**DATA LINES:**
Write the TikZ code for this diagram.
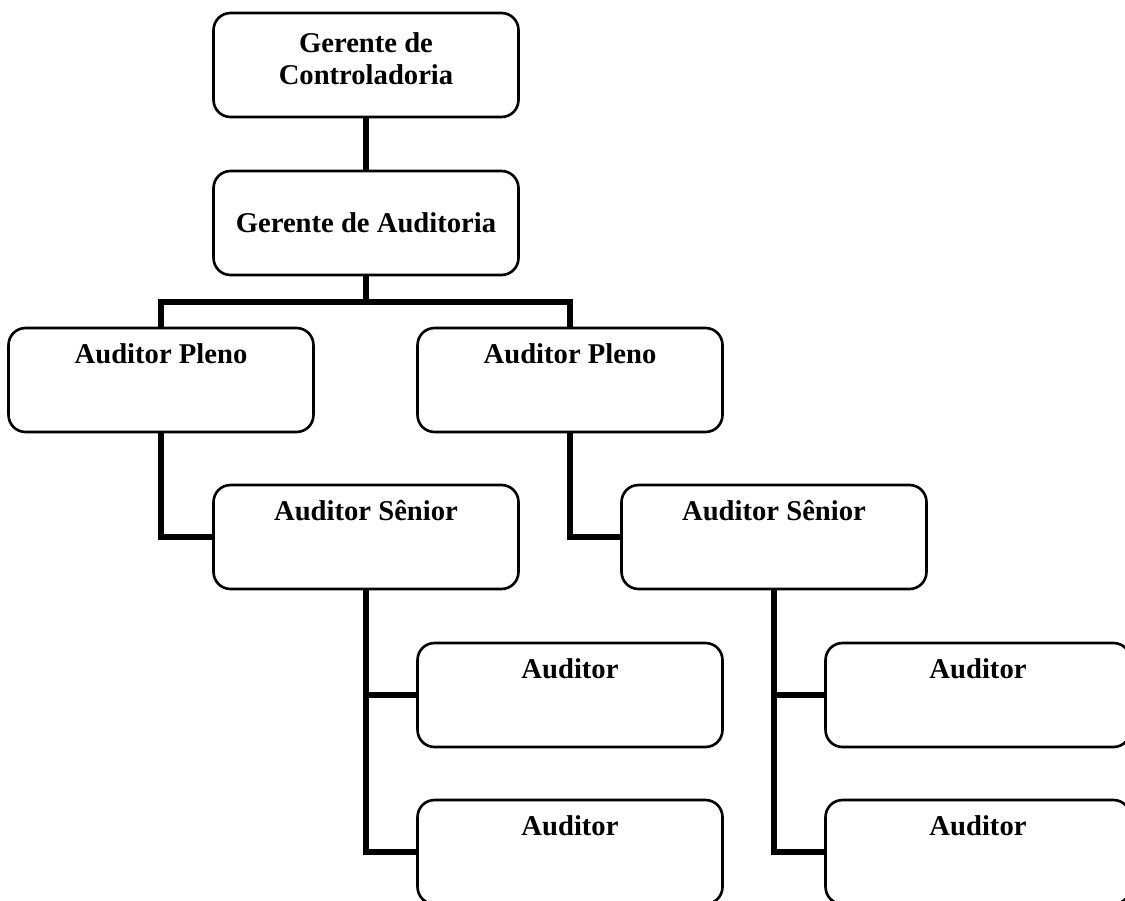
\documentclass[tikz,border=0pt]{standalone}
\usepackage{fontspec}
\setmainfont{Liberation Serif}
\begin{document}
\begin{tikzpicture}[x = 0.02cm, y = -0.02cm,
        orgbox/.style = {draw, line width = 1.5pt, rounded corners = 0.34cm,
            minimum width = 6.1cm, minimum height = 2.08cm, inner sep = 0pt,
            font = \bfseries\fontsize{16.3}{18.2}\selectfont},
        topbox/.style = {orgbox, text height = 0.7cm, text depth = 1.38cm},
        link/.style = {line width = 3pt}]
    \useasboundingbox (0, 0) rectangle (1125, 900);
    % boxes
    \node [orgbox, align = center, text height = 1.42cm, text depth = 0.66cm]
        (ctrl) at (366, 65) {Gerente de\\Controladoria};
    \node [orgbox] (gaud) at (366, 223) {Gerente de Auditoria};
    \node [topbox] (plenoA) at (161, 380) {Auditor Pleno};
    \node [topbox] (plenoB) at (570, 380) {Auditor Pleno};
    \node [topbox] (seniorA) at (366, 537) {Auditor Sênior};
    \node [topbox] (seniorB) at (774, 537) {Auditor Sênior};
    \node [topbox] (audA1) at (570, 695) {Auditor};
    \node [topbox] (audA2) at (570, 852) {Auditor};
    \node [topbox] (audB1) at (978, 695) {Auditor};
    \node [topbox] (audB2) at (978, 852) {Auditor};
    \coordinate (fork) at (366, 302);
    % links
    \draw [link] (ctrl) -- (gaud);
    \draw [link] (gaud) -- (fork);
    \draw [link] (plenoA.north) |- (fork) -| (plenoB.north);
    \draw [link] (plenoA.south) |- (seniorA.west);
    \draw [link] (plenoB.south) |- (seniorB.west);
    \draw [link] (seniorA.south) |- (audA1.west);
    \draw [link] (seniorA.south) |- (audA2.west);
    \draw [link] (seniorB.south) |- (audB1.west);
    \draw [link] (seniorB.south) |- (audB2.west);
\end{tikzpicture}
\end{document}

**TASK TO CARRY OUT:** All of the material above should be reproduced exactly, except the pictures.

**WRITTEN RESPONSE:**
Write the TikZ code for this diagram.
\documentclass[tikz,border=0pt]{standalone}
\usepackage{fontspec}
\setmainfont{Liberation Serif}
\begin{document}
\begin{tikzpicture}[x = 0.02cm, y = -0.02cm,
        orgbox/.style = {draw, line width = 1.5pt, rounded corners = 0.34cm,
            minimum width = 6.1cm, minimum height = 2.08cm, inner sep = 0pt,
            font = \bfseries\fontsize{16.3}{18.2}\selectfont},
        topbox/.style = {orgbox, text height = 0.7cm, text depth = 1.38cm},
        link/.style = {line width = 3pt}]
    \useasboundingbox (0, 0) rectangle (1125, 900);
    % boxes
    \node [orgbox, align = center, text height = 1.42cm, text depth = 0.66cm]
        (ctrl) at (366, 65) {Gerente de\\Controladoria};
    \node [orgbox] (gaud) at (366, 223) {Gerente de Auditoria};
    \node [topbox] (plenoA) at (161, 380) {Auditor Pleno};
    \node [topbox] (plenoB) at (570, 380) {Auditor Pleno};
    \node [topbox] (seniorA) at (366, 537) {Auditor Sênior};
    \node [topbox] (seniorB) at (774, 537) {Auditor Sênior};
    \node [topbox] (audA1) at (570, 695) {Auditor};
    \node [topbox] (audA2) at (570, 852) {Auditor};
    \node [topbox] (audB1) at (978, 695) {Auditor};
    \node [topbox] (audB2) at (978, 852) {Auditor};
    \coordinate (fork) at (366, 302);
    % links
    \draw [link] (ctrl) -- (gaud);
    \draw [link] (gaud) -- (fork);
    \draw [link] (plenoA.north) |- (fork) -| (plenoB.north);
    \draw [link] (plenoA.south) |- (seniorA.west);
    \draw [link] (plenoB.south) |- (seniorB.west);
    \draw [link] (seniorA.south) |- (audA1.west);
    \draw [link] (seniorA.south) |- (audA2.west);
    \draw [link] (seniorB.south) |- (audB1.west);
    \draw [link] (seniorB.south) |- (audB2.west);
\end{tikzpicture}
\end{document}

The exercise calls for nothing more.